Top 10 dividend ETFs vs S&P 500

Next, we compare the performance of the SPDR S&P 500 ETF (SPY) with a selection of five of the ten most popular dividend ETFs. I have selected those ETFs that have a price history going back to 2007.

These are the following ETFs:

  • Vanguard Dividend Appreciation ETF (VIG)
  • Vanguard High Dividend Yield ETF (VYM)
  • iShares Select Dividend ETF (DVY)
  • SPDR S&P Dividend ETF (SDY)
  • First Trust Value Line Dividend Index Fund (FVD)
  • Under the following link you can go directly to the current performance chart: to the current chart

Dividend as a quality feature

A company can only pay a dividend continuously and increase it year after year if sales and profits are stable or growing. Therefore, dividend shares or dividend aristocrats are often considered quality shares.

However, there is a danger in looking at the dividend yield alone: if a company is in serious trouble and the share price falls sharply as a result, but the dividend remains stable, the dividend yield increases.

In other words, if “blind” investments are made in companies with a high dividend yield, not only value stocks will be included, but also companies that have their best days behind them.

It therefore makes sense to use additional selection criteria when investing in individual stocks, e.g. the payout ratio, sales and profit growth, debt ratio, sustainability of the business model, etc.

Conclusion: For whom is the dividend strategy suitable?

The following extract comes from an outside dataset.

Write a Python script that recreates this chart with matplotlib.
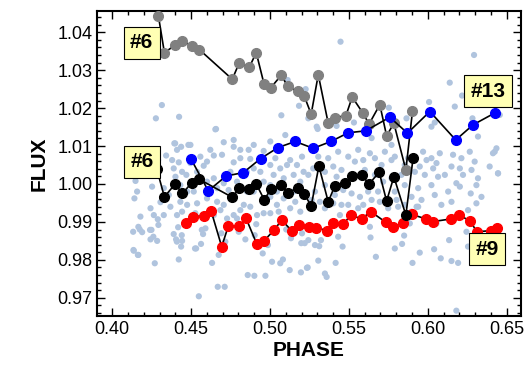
import matplotlib
matplotlib.use("Agg")
import matplotlib.pyplot as plt
from matplotlib.ticker import MultipleLocator

plt.rcParams['font.family'] = ['Liberation Sans', 'DejaVu Sans']

# background field stars (phase, flux)
field = [
    (0.4315, 1.0208), (0.4277, 1.0173), (0.4424, 1.0177), (0.4658, 1.0145), (0.5072, 1.0181),
    (0.5112, 1.0274), (0.5226, 1.0250), (0.5184, 1.0206), (0.5243, 1.0173), (0.5447, 1.0375),
    (0.6293, 1.0340), (0.6139, 1.0267), (0.6217, 1.0233), (0.6171, 1.0204), (0.6325, 1.0208),
    (0.6456, 1.0182), (0.6283, 1.0173), (0.6008, 1.0216), (0.5865, 1.0173), (0.5753, 1.0201),
    (0.5532, 1.0162), (0.5296, 1.0151), (0.5422, 1.0153), (0.6044, 1.0162),
    (0.4654, 1.0144), (0.4394, 1.0107), (0.4437, 1.0098), (0.4496, 1.0103), (0.4342, 1.0075),
    (0.4291, 1.0063), (0.4179, 1.0028), (0.4148, 1.0008), (0.4253, 0.9993), (0.4158, 0.9980),
    (0.4141, 0.9962), (0.4306, 0.9952), (0.4179, 0.9914), (0.4264, 0.9918), (0.4289, 0.9907),
    (0.4390, 1.0041), (0.4380, 1.0063), (0.4422, 1.0057), (0.4443, 1.0032), (0.4470, 1.0024),
    (0.4401, 1.0019), (0.4411, 1.0090), (0.4559, 1.0072), (0.4580, 1.0048), (0.4644, 1.0075),
    (0.4707, 1.0110), (0.4770, 1.0098), (0.4812, 1.0090), (0.4865, 1.0090), (0.4770, 1.0057),
    (0.4875, 1.0066), (0.4960, 1.0087), (0.4897, 1.0041), (0.4939, 1.0032), (0.5002, 1.0050),
    (0.5023, 1.0024), (0.5128, 1.0063), (0.5171, 1.0050), (0.5203, 1.0072), (0.5213, 1.0032),
    (0.5097, 1.0129), (0.4517, 0.9980), (0.4601, 0.9962), (0.4538, 0.9949), (0.4665, 0.9953),
    (0.4707, 0.9945), (0.4644, 0.9918), (0.4728, 0.9909), (0.4834, 0.9945), (0.4875, 0.9940),
    (0.4960, 0.9923), (0.5044, 0.9945), (0.5128, 0.9936), (0.5192, 0.9927), (0.5087, 0.9962),
    (0.4897, 0.9980), (0.4443, 0.9927), (0.4369, 0.9940), (0.4411, 0.9918), (0.4243, 0.9936),
    (0.4399, 1.0107), (0.4483, 1.0103), (0.4166, 0.9887), (0.4135, 0.9826), (0.4166, 0.9813),
    (0.4240, 0.9879), (0.4261, 0.9861), (0.4410, 0.9848), (0.4525, 0.9830), (0.4568, 0.9879),
    (0.4441, 0.9865),
    (0.4133, 0.9874), (0.4175, 0.9880), (0.4190, 0.9873), (0.4137, 0.9824), (0.4163, 0.9813),
    (0.4243, 0.9854), (0.4285, 0.9850), (0.4249, 0.9879), (0.4293, 0.9892), (0.4270, 0.9791),
    (0.4390, 0.9868), (0.4418, 0.9886), (0.4405, 0.9854), (0.4443, 0.9850), (0.4437, 0.9835),
    (0.4422, 0.9801), (0.4532, 0.9830), (0.4563, 0.9842), (0.4576, 0.9868), (0.4591, 0.9883),
    (0.4633, 0.9792), (0.4675, 0.9813), (0.4692, 0.9870), (0.4717, 0.9848), (0.4669, 0.9729),
    (0.4713, 0.9729), (0.4549, 0.9704), (0.4844, 0.9854), (0.4802, 0.9874), (0.4913, 0.9894),
    (0.4903, 0.9865), (0.4954, 0.9817), (0.4987, 0.9839), (0.4859, 0.9760), (0.4901, 0.9758),
    (0.4971, 0.9758), (0.5013, 0.9795), (0.5065, 0.9791), (0.5082, 0.9801), (0.5125, 0.9773),
    (0.5133, 0.9857), (0.5103, 0.9880), (0.5198, 0.9844), (0.5220, 0.9844), (0.5196, 0.9767),
    (0.5234, 0.9779), (0.5203, 0.9870),
    (0.5302, 1.0145), (0.5644, 1.0121), (0.5622, 1.0142), (0.6023, 1.0151), (0.6318, 1.0125),
    (0.6266, 1.0085), (0.6435, 1.0094), (0.6413, 1.0081), (0.6445, 1.0028), (0.6392, 1.0046),
    (0.6297, 1.0059), (0.6277, 1.0037), (0.6203, 1.0041), (0.6150, 1.0046), (0.6160, 1.0077),
    (0.6223, 1.0024), (0.6181, 1.0002), (0.6203, 0.9993), (0.6308, 0.9997), (0.6272, 0.9975),
    (0.6308, 0.9949), (0.6255, 0.9931), (0.6086, 0.9945), (0.6044, 0.9971), (0.6023, 0.9997),
    (0.6065, 1.0019), (0.6034, 1.0041), (0.6055, 1.0055), (0.6076, 1.0081), (0.6023, 1.0068),
    (0.5970, 1.0085), (0.5949, 1.0046), (0.5981, 1.0024), (0.5939, 0.9989), (0.5960, 0.9958),
    (0.5939, 0.9940), (0.5770, 1.0103), (0.5791, 1.0072), (0.5728, 1.0085), (0.5665, 1.0068),
    (0.5707, 1.0050), (0.5633, 1.0081), (0.5559, 1.0090), (0.5496, 1.0072), (0.5591, 1.0063),
    (0.5432, 1.0085), (0.5369, 1.0068), (0.5306, 1.0072), (0.5274, 1.0041), (0.5243, 1.0024),
    (0.5401, 1.0046), (0.5453, 1.0037), (0.5464, 0.9984), (0.5517, 0.9975), (0.5570, 0.9966),
    (0.5622, 0.9980), (0.5685, 0.9980), (0.5644, 0.9958), (0.5696, 0.9953), (0.5791, 0.9980),
    (0.5802, 0.9958), (0.5812, 0.9940), (0.5770, 1.0015), (0.5833, 1.0024), (0.5854, 0.9997),
    (0.5897, 0.9966), (0.5929, 0.9940), (0.5897, 0.9927), (0.5401, 0.9949), (0.5453, 0.9945),
    (0.5496, 0.9945), (0.5443, 0.9918), (0.5348, 0.9936), (0.5285, 0.9980), (0.5264, 0.9958),
    (0.5591, 0.9945), (0.5770, 1.0063), (0.5475, 1.0006),
    (0.5243, 0.9852), (0.5285, 0.9839), (0.5312, 0.9836), (0.5323, 0.9852), (0.5239, 0.9780),
    (0.5306, 0.9798), (0.5348, 0.9764), (0.5359, 0.9755), (0.5416, 0.9792), (0.5432, 0.9861),
    (0.5460, 0.9835), (0.5633, 0.9887), (0.5637, 0.9859), (0.5671, 0.9808), (0.5791, 0.9830),
    (0.5837, 0.9842), (0.5850, 0.9864), (0.5886, 0.9896), (0.5903, 0.9792), (0.5949, 0.9819),
    (0.6040, 0.9828), (0.6082, 0.9804), (0.6135, 0.9852), (0.6150, 0.9797), (0.6192, 0.9792),
    (0.6245, 0.9874), (0.6255, 0.9835), (0.6181, 0.9666), (0.6055, 0.9896),
    (0.6424, 1.0085), (0.6445, 1.0028),
    (0.4770, 1.0116), (0.4696, 1.0077), (0.4622, 1.0090), (0.4812, 1.0068), (0.4749, 1.0032),
    (0.4707, 1.0002), (0.4644, 1.0015), (0.4854, 1.0032), (0.5002, 0.9997), (0.5087, 1.0015),
    (0.5150, 1.0024), (0.5192, 1.0006), (0.5055, 0.9927), (0.5002, 0.9923), (0.4812, 0.9931),
    (0.4770, 0.9918), (0.4686, 0.9931), (0.4527, 0.9923), (0.4475, 0.9945), (0.4327, 0.9918),
    (0.5327, 1.0050), (0.5348, 1.0032), (0.5422, 1.0019), (0.5538, 1.0059), (0.5601, 1.0037),
    (0.5665, 1.0024), (0.5717, 1.0006), (0.5875, 1.0068), (0.5918, 1.0032), (0.5854, 1.0050),
    (0.5992, 1.0063), (0.6108, 1.0024), (0.6129, 0.9980), (0.6150, 0.9953), (0.6213, 1.0068),
    (0.6318, 1.0015), (0.6340, 0.9966), (0.5559, 0.9936), (0.5749, 0.9936), (0.5854, 0.9945),
    (0.5348, 0.9997), (0.5411, 0.9971), (0.5316, 0.9953),
    (0.4432, 0.9997), (0.4475, 0.9980), (0.4601, 1.0006), (0.4665, 0.9989), (0.4738, 0.9984),
    (0.4791, 1.0006), (0.4960, 1.0006), (0.5044, 0.9980), (0.5150, 0.9980), (0.5002, 0.9966),
    (0.4854, 0.9980), (0.5108, 1.0050), (0.5034, 1.0068), (0.5065, 1.0041), (0.4897, 1.0103),
    (0.5002, 1.0112), (0.4538, 1.0032), (0.4601, 1.0059), (0.4496, 1.0055), (0.4327, 0.9989),
    (0.4359, 0.9971), (0.4432, 0.9953), (0.4791, 0.9909), (0.4918, 0.9918), (0.5087, 0.9909),
    (0.5160, 0.9953),
]
field_phase = [p for p, f in field]
field_flux = [f for p, f in field]

# star #6 (upper, gray)
gray_phase = [0.4293, 0.4331, 0.4399, 0.4445, 0.4504, 0.4553, 0.4761, 0.4806, 0.4869, 0.4913,
              0.4962, 0.5004, 0.5072, 0.5112, 0.5175, 0.5217, 0.5261, 0.5306, 0.5369, 0.5411,
              0.5481, 0.5521, 0.5587, 0.5628, 0.5696, 0.5739, 0.5785, 0.5861, 0.5903]
gray_flux = [1.0443, 1.0346, 1.0366, 1.0378, 1.0364, 1.0354, 1.0276, 1.0320, 1.0308, 1.0346,
             1.0264, 1.0253, 1.0287, 1.0257, 1.0244, 1.0232, 1.0184, 1.0288, 1.0160, 1.0175,
             1.0180, 1.0229, 1.0188, 1.0158, 1.0209, 1.0127, 1.0160, 1.0037, 1.0192]

# star #13 (blue)
blue_phase = [0.4498, 0.4609, 0.4722, 0.4831, 0.4941, 0.5051, 0.5160, 0.5274, 0.5386, 0.5496,
              0.5606, 0.5759, 0.5871, 0.6013, 0.6177, 0.6287, 0.6424]
blue_flux = [1.0067, 0.9982, 1.0021, 1.0030, 1.0067, 1.0096, 1.0112, 1.0094, 1.0112, 1.0135,
             1.0140, 1.0176, 1.0134, 1.0191, 1.0116, 1.0156, 1.0187]

# star #6 (lower, black)
black_phase = [0.4283, 0.4331, 0.4399, 0.4445, 0.4504, 0.4553, 0.4761, 0.4806, 0.4869, 0.4913,
               0.4964, 0.5004, 0.5070, 0.5112, 0.5175, 0.5217, 0.5261, 0.5310, 0.5369, 0.5411,
               0.5475, 0.5521, 0.5580, 0.5628, 0.5692, 0.5739, 0.5785, 0.5861, 0.5907]
black_flux = [1.0039, 0.9966, 1.0000, 0.9975, 1.0003, 1.0012, 0.9965, 0.9989, 0.9987, 1.0000,
              0.9958, 0.9986, 0.9997, 0.9977, 0.9989, 0.9974, 0.9942, 1.0047, 0.9953, 0.9995,
              1.0003, 1.0021, 1.0024, 1.0000, 1.0031, 0.9955, 1.0019, 0.9918, 1.0069]

# star #9 (red)
red_phase = [0.4468, 0.4515, 0.4582, 0.4627, 0.4694, 0.4736, 0.4806, 0.4848, 0.4916, 0.4962,
             0.5027, 0.5074, 0.5137, 0.5187, 0.5248, 0.5291, 0.5363, 0.5401, 0.5464, 0.5513,
             0.5580, 0.5639, 0.5734, 0.5780, 0.5844, 0.5897, 0.5987, 0.6034, 0.6150, 0.6198,
             0.6266, 0.6312, 0.6399, 0.6441]
red_flux = [0.9896, 0.9914, 0.9916, 0.9929, 0.9835, 0.9889, 0.9889, 0.9910, 0.9842, 0.9850,
            0.9879, 0.9905, 0.9877, 0.9891, 0.9887, 0.9885, 0.9877, 0.9896, 0.9894, 0.9918,
            0.9908, 0.9927, 0.9899, 0.9887, 0.9898, 0.9920, 0.9908, 0.9901, 0.9908, 0.9918,
            0.9903, 0.9874, 0.9877, 0.9883]

labels = ['#6', '#6', '#13', '#9']
label_pos = [(0.4187, 1.0372), (0.4190, 1.0058), (0.6380, 1.0245), (0.6377, 0.9828)]

fig = plt.figure(figsize=(5.31, 3.78), dpi=100)
ax = fig.add_axes([0.183, 0.164, 0.798, 0.807])

ax.scatter(field_phase, field_flux, s=20, color='#b0c4de', edgecolors='none', zorder=1)

series = [(red_phase, red_flux, '#ff0000'),
          (gray_phase, gray_flux, '#808080'),
          (blue_phase, blue_flux, '#0000ff'),
          (black_phase, black_flux, '#000000')]
for i, (x, y, c) in enumerate(series):
    ax.plot(x, y, color='black', linewidth=1.2, marker='o', markersize=7,
            markerfacecolor=c, markeredgecolor=c, zorder=3 + i, clip_on=False)

for txt, (x, y) in zip(labels, label_pos):
    ax.text(x, y, txt, fontsize=15, fontweight='bold', ha='center', va='center', zorder=10,
            bbox=dict(boxstyle='square,pad=0.3', facecolor='#ffffb4', edgecolor='black', linewidth=0.8))

ax.set_xlim(0.3905, 0.659)
ax.set_ylim(0.9652, 1.0456)
ax.xaxis.set_major_locator(MultipleLocator(0.05))
ax.xaxis.set_minor_locator(MultipleLocator(0.01))
ax.yaxis.set_major_locator(MultipleLocator(0.01))
ax.yaxis.set_minor_locator(MultipleLocator(0.002))
ax.xaxis.set_major_formatter(plt.FormatStrFormatter('%.2f'))
ax.yaxis.set_major_formatter(plt.FormatStrFormatter('%.2f'))
ax.tick_params(which='both', direction='in', top=True, right=True, labelsize=13, width=1.0)
ax.tick_params(which='major', length=6)
ax.tick_params(which='minor', length=3)
for s in ax.spines.values():
    s.set_linewidth(1.5)

ax.set_xlabel('PHASE', fontsize=15, fontweight='bold', labelpad=2)
ax.set_ylabel('FLUX', fontsize=15, fontweight='bold', labelpad=6)

fig.savefig('out.png', dpi=100)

Whether a company distributes a high dividend or keeps the profit in the company is initially irrelevant for the total return on a share. Therefore, a dividend cannot be regarded as additional income. Nevertheless, the dividend strategy is also popular with many private investors and offers some advantages.

On the one hand, it is a conservative and rather defensive investment approach that focuses more on stability than on high growth. Dividend stocks are often value companies with long-term successful and crisis-proof business models. However, dividend yields should not be the sole selection criterion here.

For investors who do not want to reinvest the dividends and see them, for example, as a kind of supplementary pension, the regular and higher cash flow can also be a reason for the dividend strategy.

The dividend strategy can also be used as part of an overall portfolio on a separate account and thus, for example, be a counterweight to a growth investing strategy.